§ Mr. Thurnham
To ask the Secretary of State for Trade and Industry whether it has yet been decided what action is needed to implement the Monopolies and Mergers Commission's report on the collective licensing of public performance and broadcasting rights in sound recordings; and whether he intends to propose any changes to the legal basis for copyright protection of foreign sound recordings in the United Kingdom to the criterion known as first fixation.
§ Mr. Redwood
The Home Secretary and I have now completed our consideration of these matters. We have decided that the recommendations of the commission should be implemented as set out in the report, with only minor modifications, but that there should be no switch from the criterion known as "first publication" as the basis for protecting foreign sound recordings in the United Kingdom.
As to the commission's recommendations, we intend to include provisions in the Broadcasting Bill to introduce the system of statutory copyright licensing put forward in paragraphs 7.49(a)(ii) to paragraphs 7.49(a)(viii) of the report in respect of the broadcasting of collectively licensed sound recordings. The system will also apply to use of such recordings by cable programme providers. The effect will be that where such users cannot reach agreement with a collective licensing body for the use of its repertoire of sound recordings, they will be able to have recourse to 230W a statutory licence, initially on the basis of self-assessed royalties, pending a copyright tribunal order on the level of remuneration. The tribunal will be empowered to require a user who had paid an unreasonably low interim royalty to pay the costs of both parties before the tribunal, and will be required to make its order retrospective to the date on which the statutory licence was exercised.
The user will have to comply with a code of conduct notified by the licensing body and to supply that body with such information as it may reasonably require, but will be able to refer disputes over such matters to the tribunal.

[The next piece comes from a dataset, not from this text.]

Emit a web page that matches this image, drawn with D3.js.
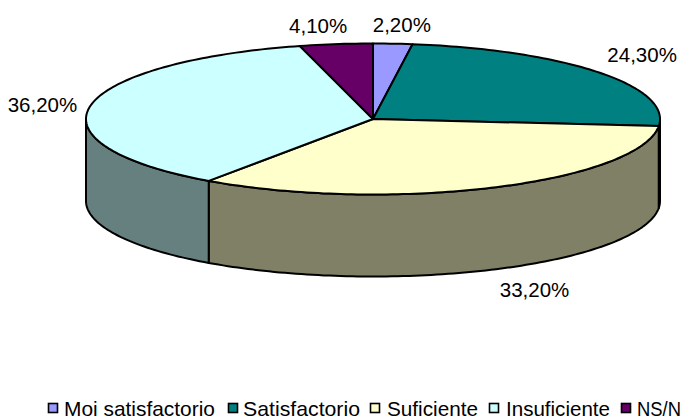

A statutory licence will not be available (a) in respect of the unexpired period of any relevant licence which the user may hold, or (b) where licences are available on terms which have been ordered by the tribunal, except where the user seeks a greater number of hours of use than is permitted under such licences. In that event the statutory licence will be available for the full extent of the repertoire being sought.
Corresponding provisions will be introduced in respect of the public performance of sound recordings when a suitable legislative opportunity arises.
On the Commission's recommendations regarding the copyright tribunal (recommendations (ix) to (xiv) of paragraph 7.49(a) of the report) the Government consider that improvements already effected by means of the Copyright, Designs and Patents Act 1988 and the Copyright Tribunal Rules should be sufficient and no further changes are currently planned.
In paragraph 7.38 of its report the commission recommended that all performers participating in a recording should receive equitable remuneration directly paid by PPL, for that recording's use in broadcasting or public preformance. It did not, however, make any recommendation as to whether this should be made a statutory requirement or achieved on a voluntary basis. PPL has indicated its willingness, with the co-operation of the Musicians Union and any others concerned, to implement the recommendation as fully as may be practicable. The Government therefore intend to seek voluntary undertakings to this effect rather than to introduce what would necessarily be complex statutory provisions.
The commission further recommended that PPL should abandon its practice of limiting the number of broadcasting hours, or "needletime", for which recordings from its repertoire might be used and also its requirement that musicians be employed for certain public performances. I understand that PPL has now abandoned both practices. The proposed statutory licence procedure will prevent PPL from reimposing needletime restrictions and we do not therefore intend to introduce any separate statutory provisions to this end. As to the musicians' employment requirement, I intend to ask PPL for a voluntary undertaking that the practice will not be reintroduced.
On "first fixation", the Government have been considering the findings of a study commissioned from National Economic Research Associates to establish the effects of providing copyright protection for foreign sound recordings in the United Kindom on the basis of the country in which the recording was first made instead of, as now, the country where it was first published. NERA's report will be published by HMSO on 20 December. The report forecasts that the loss of revenue to PPL (and the corresponding financial gains to radio and public 231W performance users of sound recordings) would in the long term amount to around £9 million a year or nearly half PPL's current income. NERA does not, however, consider that the change would increase radio stations' efficiency or significantly promote the growth of radio, and they identify a number of disbenefits, not only to the record industry, but to consumers and to the efficient allocation of economic resources. The Government have concluded that, on balance, the findings of the NERA study do not justify a departure from present practice.